Limiting Employee Hours to Avoid ACA Could Violate ERISA, Court Rules

In a first-of-its-kind decision, a federal court recently upheld the right of employees to sure their employer for allegedly cutting employee hours to less than 30 hours per week to avoid offering health insurance under the Affordable Care Act (ACA). Specifically, the District Court for the Southern District of New York denied a defense Motion to Dismiss in a case where a group of workers allege that Dave & Buster’s (a national restaurant chain) “right sized” its workforce for the purpose of avoiding healthcare costs.

Reducing Workforce Hours in Response to ACA

As a background, the ACA requires employers who employ 50 or more “full-time equivalents” to offer affordable minimum-value coverage to full time employees and their dependents or pay a penalty if any of their full-time employees receive federal premium assistance to purchase individual coverage in the Health Care Marketplace ( also known as the “Employer Mandate”).
One of the initial concerns by ACA critics is that many employers would respond to the Employer Mandate by reducing full-time employee hours to avoid the coverage obligation and associated penalties, increasing the number of part-time workers in the national economy. This is because the ACA does not require an employer to offer affordable, minimum-value coverage to employees generally working less than 30 hours per week.

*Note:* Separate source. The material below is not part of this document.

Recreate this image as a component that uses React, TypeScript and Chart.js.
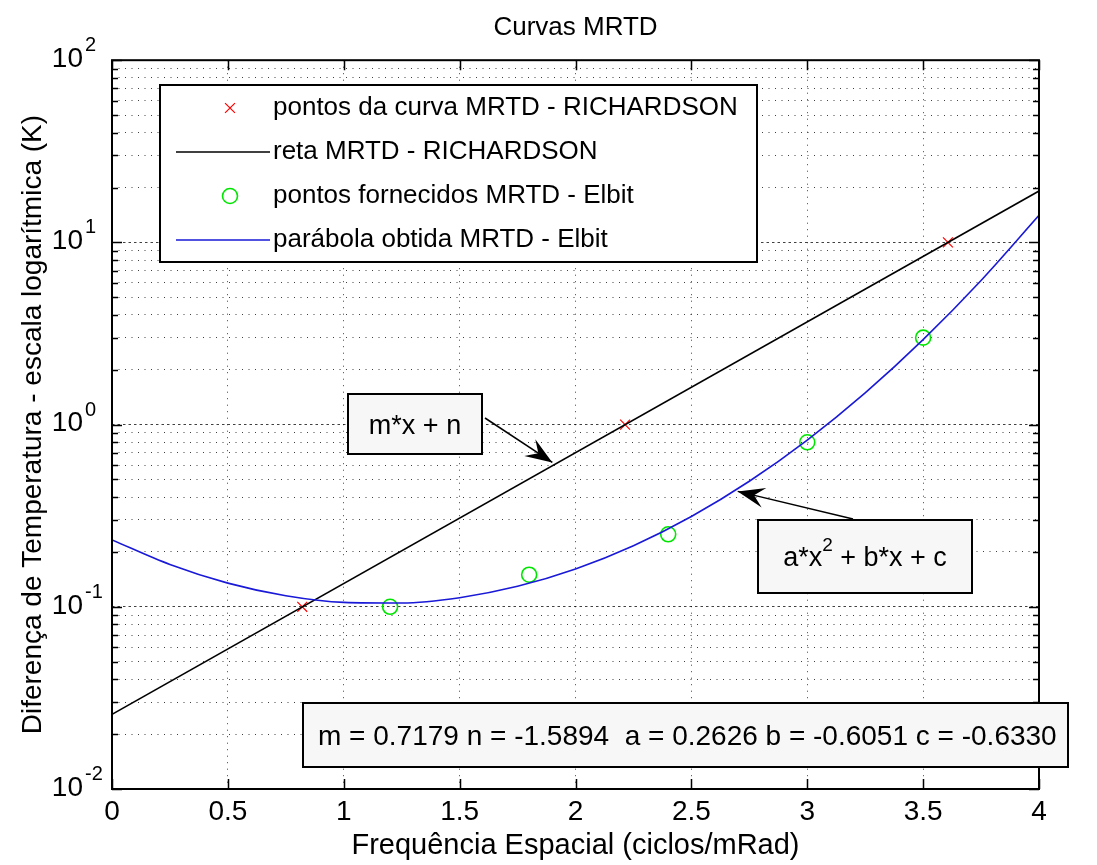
import { useEffect, useRef } from "react";
import { Chart, registerables } from "chart.js";

Chart.register(...registerables);

// ---------- data ----------
const richardsonX = [0.821, 2.214, 3.607];
const richardsonY = [0.1, 1, 10];

const retaX = [0, 4];
const retaY = [0.0257, 19.15];

const elbitX = [1.2, 1.8, 2.4, 3.0, 3.5];
const elbitY = [0.1, 0.15, 0.25, 0.8, 3.0];

const parabolaX = [0, 0.25, 0.5, 0.75, 1.0, 1.25, 1.5, 1.75, 2.0, 2.25, 2.5, 2.75, 3.0, 3.25, 3.5, 3.75, 4.0];
const parabolaY = [0.233, 0.1707, 0.1349, 0.115, 0.1058, 0.1049, 0.1122, 0.1295, 0.1612, 0.2163, 0.313, 0.4885, 0.8225, 1.493, 2.924, 6.175, 14.07];

const legendLabels = [
  "pontos da curva MRTD - RICHARDSON",
  "reta MRTD - RICHARDSON",
  "pontos fornecidos MRTD - Elbit",
  "parábola obtida MRTD - Elbit",
];

const xTickValues = [0, 0.5, 1, 1.5, 2, 2.5, 3, 3.5, 4];
const xTickLabels = ["0", "0.5", "1", "1.5", "2", "2.5", "3", "3.5", "4"];
const yDecades = [0.01, 0.1, 1, 10, 100];
const yExponents = ["-2", "-1", "0", "1", "2"];
const yMultipliers = [1, 2, 3, 4, 5, 6, 7, 8, 9];

const titleText = "Curvas MRTD";
const xTitle = "Frequência Espacial (ciclos/mRad)";
const yTitle = "Diferença de Temperatura - escala logarítmica (K)";
const paramsText = "m = 0.7179 n = -1.5894  a = 0.2626 b = -0.6051 c = -0.6330";

// ---------- grid helpers ----------
const yGridValues: number[] = [];
for (let i = 0; i < yDecades.length - 1; i++) {
  for (const m of yMultipliers) yGridValues.push(Number((yDecades[i] * m).toPrecision(3)));
}
yGridValues.push(yDecades[yDecades.length - 1]);
const isDecade = (v: number) => yDecades.some((d) => Math.abs(d - v) / d < 1e-6);

const FONT = "'Liberation Sans', Arial, Helvetica, sans-serif";

// ---------- annotation layout (pixels) ----------
const textBoxes = [
  { left: 348, top: 394, width: 134, height: 60, size: 27, align: "center", parts: [{ t: "m*x + n" }] },
  {
    left: 758, top: 520, width: 214, height: 73, size: 27, align: "center",
    parts: [{ t: "a*x" }, { t: "2", sup: true }, { t: " + b*x + c" }],
  },
  { left: 303, top: 703, width: 765, height: 64, size: 28, align: "left", parts: [{ t: paramsText }] },
];
const arrows = [
  { tail: [485, 418], tip: { x: 1.9, y: 0.62 } },
  { tail: [853, 519], tip: { x: 2.7, y: 0.43 } },
];
const legendBox = { left: 160, top: 85, right: 757, bottom: 262, rowY0: 108, rowGap: 44, markX: 230, lineX0: 176, lineX1: 270, textX: 273, size: 26 };

function drawArrowHead(ctx: CanvasRenderingContext2D, tx: number, ty: number, fx: number, fy: number) {
  const dx = tx - fx, dy = ty - fy;
  const len = Math.hypot(dx, dy) || 1;
  const ux = dx / len, uy = dy / len;
  const nx = -uy, ny = ux;
  const L = 27, W = 10;
  ctx.beginPath();
  ctx.moveTo(tx, ty);
  ctx.lineTo(tx - ux * L + nx * W, ty - uy * L + ny * W);
  ctx.lineTo(tx - ux * L * 0.62, ty - uy * L * 0.62);
  ctx.lineTo(tx - ux * L - nx * W, ty - uy * L - ny * W);
  ctx.closePath();
  ctx.fill();
}

const decorPlugin = {
  id: "matlabDecor",
  afterDatasetsDraw(chart: any) {
    const { ctx, chartArea: a, scales } = chart;
    const xs = scales.x, ys = scales.y;
    ctx.save();
    ctx.strokeStyle = "#000";
    ctx.lineWidth = 1.5;
    ctx.setLineDash([]);
    ctx.beginPath();
    for (const v of xTickValues) {
      const px = Math.round(xs.getPixelForValue(v)) + 0.5;
      ctx.moveTo(px, a.bottom); ctx.lineTo(px, a.bottom - 10);
      ctx.moveTo(px, a.top); ctx.lineTo(px, a.top + 10);
    }
    for (const v of yGridValues) {
      const py = Math.round(ys.getPixelForValue(v)) + 0.5;
      const len = isDecade(v) ? 10 : 6;
      ctx.moveTo(a.left, py); ctx.lineTo(a.left + len, py);
      ctx.moveTo(a.right, py); ctx.lineTo(a.right - len, py);
    }
    ctx.stroke();
    ctx.lineWidth = 2;
    ctx.strokeRect(a.left, a.top, a.right - a.left, a.bottom - a.top);
    ctx.restore();
  },
  afterDraw(chart: any) {
    const { ctx, scales } = chart;
    const xs = scales.x, ys = scales.y;
    ctx.save();
    ctx.fillStyle = "#000";
    // y tick labels 10^k
    yDecades.forEach((d, i) => {
      const py = ys.getPixelForValue(d);
      ctx.font = `28px ${FONT}`;
      ctx.textAlign = "right";
      ctx.textBaseline = "middle";
      ctx.fillText("10", 83, py - 1);
      ctx.font = `20px ${FONT}`;
      ctx.textAlign = "left";
      ctx.textBaseline = "alphabetic";
      ctx.fillText(yExponents[i], 85, py - 9);
    });

    // legend
    const lb = legendBox;
    ctx.fillStyle = "#fff";
    ctx.fillRect(lb.left, lb.top, lb.right - lb.left, lb.bottom - lb.top);
    ctx.strokeStyle = "#000";
    ctx.lineWidth = 2;
    ctx.strokeRect(lb.left, lb.top, lb.right - lb.left, lb.bottom - lb.top);
    chart.data.datasets.forEach((ds: any, i: number) => {
      const y = lb.rowY0 + i * lb.rowGap;
      ctx.strokeStyle = ds.borderColor;
      ctx.lineWidth = ds.borderWidth;
      if (ds.showLine) {
        ctx.beginPath();
        ctx.moveTo(lb.lineX0, y); ctx.lineTo(lb.lineX1, y);
        ctx.stroke();
      } else if (ds.pointStyle === "crossRot") {
        const h = ds.pointRadius * Math.SQRT1_2;
        ctx.beginPath();
        ctx.moveTo(lb.markX - h, y - h); ctx.lineTo(lb.markX + h, y + h);
        ctx.moveTo(lb.markX - h, y + h); ctx.lineTo(lb.markX + h, y - h);
        ctx.stroke();
      } else {
        ctx.beginPath();
        ctx.arc(lb.markX, y, ds.pointRadius, 0, Math.PI * 2);
        ctx.stroke();
      }
      ctx.fillStyle = "#000";
      ctx.font = `${lb.size}px ${FONT}`;
      ctx.textAlign = "left";
      ctx.textBaseline = "middle";
      ctx.fillText(ds.label, lb.textX, y);
    });

    // arrows
    ctx.strokeStyle = "#000";
    ctx.fillStyle = "#000";
    ctx.lineWidth = 1.5;
    for (const ar of arrows) {
      const tx = xs.getPixelForValue(ar.tip.x);
      const ty = ys.getPixelForValue(ar.tip.y);
      ctx.beginPath();
      ctx.moveTo(ar.tail[0], ar.tail[1]);
      ctx.lineTo(tx, ty);
      ctx.stroke();
      drawArrowHead(ctx, tx, ty, ar.tail[0], ar.tail[1]);
    }

    // text boxes
    for (const b of textBoxes) {
      ctx.fillStyle = "#f7f7f7";
      ctx.fillRect(b.left, b.top, b.width, b.height);
      ctx.strokeStyle = "#000";
      ctx.lineWidth = 2;
      ctx.strokeRect(b.left, b.top, b.width, b.height);
      ctx.fillStyle = "#000";
      ctx.textBaseline = "alphabetic";
      ctx.textAlign = "left";
      const mainFont = `${b.size}px ${FONT}`;
      const supFont = `${Math.round(b.size * 0.7)}px ${FONT}`;
      let total = 0;
      for (const p of b.parts as any[]) {
        ctx.font = p.sup ? supFont : mainFont;
        total += ctx.measureText(p.t).width;
      }
      let x = b.align === "center" ? b.left + (b.width - total) / 2 : b.left + 15;
      const base = b.top + b.height / 2 + b.size * 0.36;
      for (const p of b.parts as any[]) {
        ctx.font = p.sup ? supFont : mainFont;
        ctx.fillText(p.t, x, p.sup ? base - b.size * 0.55 : base);
        x += ctx.measureText(p.t).width;
      }
    }
    ctx.restore();
  },
};

export default function App() {
  const ref = useRef<HTMLCanvasElement | null>(null);
  useEffect(() => {
    if (!ref.current) return;
    Chart.defaults.font.family = FONT;
    Chart.defaults.color = "#000";
    const gridColor = "rgba(0,0,0,0.75)";
    const chart = new Chart(ref.current, {
      type: "scatter",
      data: {
        datasets: [
          {
            label: legendLabels[0],
            data: richardsonX.map((x, i) => ({ x, y: richardsonY[i] })),
            showLine: false,
            pointStyle: "crossRot",
            pointRadius: 7,
            borderColor: "#ff0000",
            backgroundColor: "transparent",
            borderWidth: 1.2,
            order: 4,
          },
          {
            label: legendLabels[1],
            data: retaX.map((x, i) => ({ x, y: retaY[i] })),
            showLine: true,
            pointRadius: 0,
            borderColor: "#000000",
            borderWidth: 1.6,
            order: 3,
          },
          {
            label: legendLabels[2],
            data: elbitX.map((x, i) => ({ x, y: elbitY[i] })),
            showLine: false,
            pointStyle: "circle",
            pointRadius: 7.5,
            borderColor: "#00e600",
            backgroundColor: "transparent",
            borderWidth: 1.6,
            order: 2,
          },
          {
            label: legendLabels[3],
            data: parabolaX.map((x, i) => ({ x, y: parabolaY[i] })),
            showLine: true,
            pointRadius: 0,
            borderColor: "rgb(25,25,215)",
            borderWidth: 1.6,
            cubicInterpolationMode: "monotone",
            order: 1,
          },
        ] as any,
      },
      options: {
        responsive: false,
        animation: false,
        events: [],
        layout: { padding: { left: 0, right: 58, top: 0, bottom: 0 } },
        plugins: {
          legend: { display: false },
          tooltip: { enabled: false },
          title: {
            display: true,
            text: titleText,
            fullSize: false,
            color: "#000",
            font: { size: 26, weight: "normal", family: FONT },
            padding: { top: 12, bottom: 17 },
          },
        },
        scales: {
          x: {
            type: "linear",
            min: 0,
            max: 4,
            afterBuildTicks: (s: any) => {
              s.ticks = xTickValues.map((value) => ({ value }));
            },
            afterFit: (s: any) => {
              s.height = 76;
            },
            ticks: {
              padding: 6,
              maxRotation: 0,
              autoSkip: false,
              font: { size: 28, family: FONT },
              color: "#000",
              callback: (_v: any, i: number) => xTickLabels[i],
            },
            grid: { color: gridColor, lineWidth: 1, drawTicks: false },
            border: { display: false, dash: [1, 5.5] },
            title: {
              display: true,
              text: xTitle,
              color: "#000",
              font: { size: 29, family: FONT },
              padding: { top: 0, bottom: 2 },
            },
          },
          y: {
            type: "logarithmic",
            min: 0.01,
            max: 100,
            afterBuildTicks: (s: any) => {
              s.ticks = yGridValues.map((value) => ({ value }));
            },
            afterFit: (s: any) => {
              s.width = 112;
            },
            ticks: { display: false },
            grid: { color: gridColor, lineWidth: 1, drawTicks: false },
            border: {
              display: false,
              dash: (c: any) => (c.tick && isDecade(c.tick.value) ? [2.5, 3] : [1, 5.5]),
            },
            title: {
              display: true,
              text: yTitle,
              color: "#000",
              font: { size: 28, family: FONT },
              padding: { top: 16, bottom: 0 },
            },
          },
        },
      } as any,
      plugins: [decorPlugin],
    });
    return () => chart.destroy();
  }, []);

  return (
    <div style={{ position: "absolute", left: 0, top: 0, width: 1097, height: 865, background: "#fff" }}>
      <canvas ref={ref} width={1097} height={865} style={{ display: "block" }} />
    </div>
  );
}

Does The Reduction Violate ERISA?

Although an employer who reduces employee hours would not violate any specific provisions of the ACA, there is an open question as to whether such an action would violate another federal law. As alleged by employees of Dave & Buster’s, such a reduction creates a cause of action under the Employee Retirement Income Security Act of 1974 (ERISA). A group of employees filed a class action lawsuit against the restaurant chain last year making such an argument.
Section 510 of ERISA prohibits discrimination and retaliation against plan participants and beneficiaries with respect to their rights and benefits. More specifically, ERISA Section 510 prohibits employers from interfering “with the attainment of any right to which such participant may become entitled under the plan”. Because many employment decisions affect the right to present or future benefits, courts generally require that plaintiffs show specific employer intent to interfere with benefits if they want to successfully assert a cause of action under ERISA Section 510.

Victory In Round One Goes To Employees

Dave & Buster’s moved to dismiss the class action lawsuit, arguing that the complaint failed to demonstrate that it reduced work hours with the specific intent to deny employees the right to group health insurance. However, the district court disagreed and recently denied the employer’s motion, clearing the case for further litigation. The court found that the class of plaintiffs set forth sufficient evidence in support of their claim that their participation in the health insurance plan was discontinued because the employer acted with “unlawful purpose” in realigning its workforce to avoid ACA-related costs.